Unifying Directed and Undirected Random Graph Models
Mike van Santvoort, Pim van der Hoorn
TL;DR
This work develops a unified framework to relate directed and undirected random graph models via a forgetful map that collapses directionality and a coupling approach that can translate event probabilities between models. It establishes exact direct equivalence criteria and practical indirect equivalence via location-couplings and event-insensitivity concepts, enabling approximate transfers of results when explicit distributions are intractable. The authors then apply the theory to two broad model classes—graphs with independent edge/arc probabilities (IAG/IEG) and fixed-edge models (ASRG/ESRG)—and show how directed equivalences extend to undirected ones, including a cell-cell interaction example that demonstrates the method's applicability to biological networks.

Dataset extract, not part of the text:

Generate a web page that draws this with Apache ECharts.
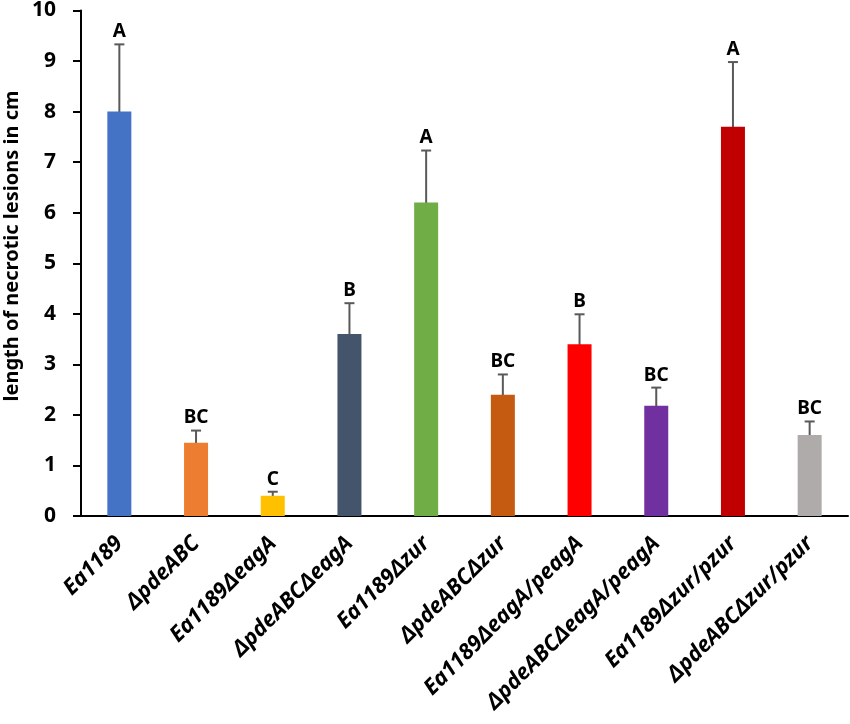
<!DOCTYPE html>
<html><head><meta charset="utf-8">
<script src="https://cdn.jsdelivr.net/npm/echarts@6/dist/echarts.min.js"></script>
<style>html,body{margin:0;padding:0;background:#fff}#c{width:850px;height:724px}</style>
</head><body><div id="c"></div>
<script>
const categories = ['Ea1189','ΔpdeABC','Ea1189ΔeagA','ΔpdeABCΔeagA','Ea1189Δzur','ΔpdeABCΔzur','Ea1189ΔeagA/peagA','ΔpdeABCΔeagA/peagA','Ea1189Δzur/pzur','ΔpdeABCΔzur/pzur'];
const means = [8.0, 1.45, 0.4, 3.6, 6.2, 2.4, 3.4, 2.18, 7.7, 1.6];
const errors = [1.33, 0.24, 0.08, 0.61, 1.03, 0.4, 0.59, 0.36, 1.28, 0.27];
const letters = ['A','BC','C','B','A','BC','B','BC','A','BC'];
const colors = ['#4472C4','#ED7D31','#FFC000','#44546A','#70AD47','#C55A11','#FF0000','#7030A0','#C00000','#AFABAB'];
const yTicks = [0,1,2,3,4,5,6,7,8,9,10];
const yTitle = 'length of necrotic lesions in cm';

const chart = echarts.init(document.getElementById('c'));
const font = '"Noto Sans", sans-serif';
chart.setOption({
  animation: false,
  grid: {left: 81, right: 2, top: 10, bottom: 208},
  graphic: [{
    type: 'text', x: 12, y: 246, rotation: Math.PI / 2,
    style: {text: yTitle, align: 'center', verticalAlign: 'middle',
      font: 'bold 20px "Noto Sans", sans-serif', fill: '#000'}
  }],
  xAxis: {
    type: 'category', data: categories,
    axisLine: {lineStyle: {color: '#000', width: 2}},
    axisTick: {show: false},
    axisLabel: {rotate: 45, interval: 0, margin: 24, fontFamily: font, fontWeight: 'bold', fontStyle: 'italic', fontSize: 22, color: '#000'}
  },
  yAxis: {
    type: 'value', min: 0, max: 10, interval: 1,
    axisLine: {show: true, lineStyle: {color: '#000', width: 2}},
    axisTick: {show: true, length: 8, lineStyle: {color: '#000', width: 2}},
    splitLine: {show: false},
    axisLabel: {fontFamily: font, fontWeight: 'bold', fontSize: 21, color: '#000', margin: 25,
      formatter: v => yTicks.includes(v) ? String(v) : ''}
  },
  series: [
    {type: 'bar', barWidth: 24,
     data: means.map((v, i) => ({value: v, itemStyle: {color: colors[i]}}))},
    {type: 'custom',
     data: means.map((v, i) => [i, v, errors[i]]),
     renderItem: function (params, api) {
       const i = api.value(0), m = api.value(1), e = api.value(2);
       const top = api.coord([i, m + e]);
       const bot = api.coord([i, m - e]);
       const hw = 5;
       const st = {stroke: '#595959', lineWidth: 2};
       return {type: 'group', children: [
         {type: 'line', shape: {x1: top[0], y1: top[1], x2: bot[0], y2: bot[1]}, style: st},
         {type: 'line', shape: {x1: top[0]-hw, y1: top[1], x2: top[0]+hw, y2: top[1]}, style: st},
         {type: 'line', shape: {x1: bot[0]-hw, y1: bot[1], x2: bot[0]+hw, y2: bot[1]}, style: st},
         {type: 'text', style: {text: letters[params.dataIndex], x: top[0], y: top[1] - 3, align: 'center', verticalAlign: 'bottom',
           font: 'bold 19px "Noto Sans", sans-serif', fill: '#000'}}
       ]};
     }
    }
  ]
});
</script></body></html>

The combination of theoretical tools (Phi map, coupling, and insensitivity) with concrete model classes yields a versatile toolkit for transferring results across directed and undirected random graph models, with potential impact on theory and applications in network science. The work provides rigorous conditions under which directed model equivalences extend to undirected counterparts, and shows how to leverage these results to study complex systems such as cell-cell interaction networks.
Abstract
In this paper we explore mathematical tools that can be used to relate directed and undirected random graph models to each other. We identify probability spaces on which a directed and an undirected graph model are equivalent, and investigate which graph events can subsequently be translated between equivalent models. We finally give coupling techniques that can be used to establish an approximate equivalence between directed and undirected random graph models. As an application of these tools, we give conditions under which two broad classes of random graph models are equivalent. In one of these classes the presence of edges/arcs is determined by independent Bernoulli random variables, while in the other class a fixed number of edges/arcs is placed in between vertices according to some probability measure. We finally use these equivalences to extend a previously established relationship between the directed versions of these model classes to their undirected counterparts.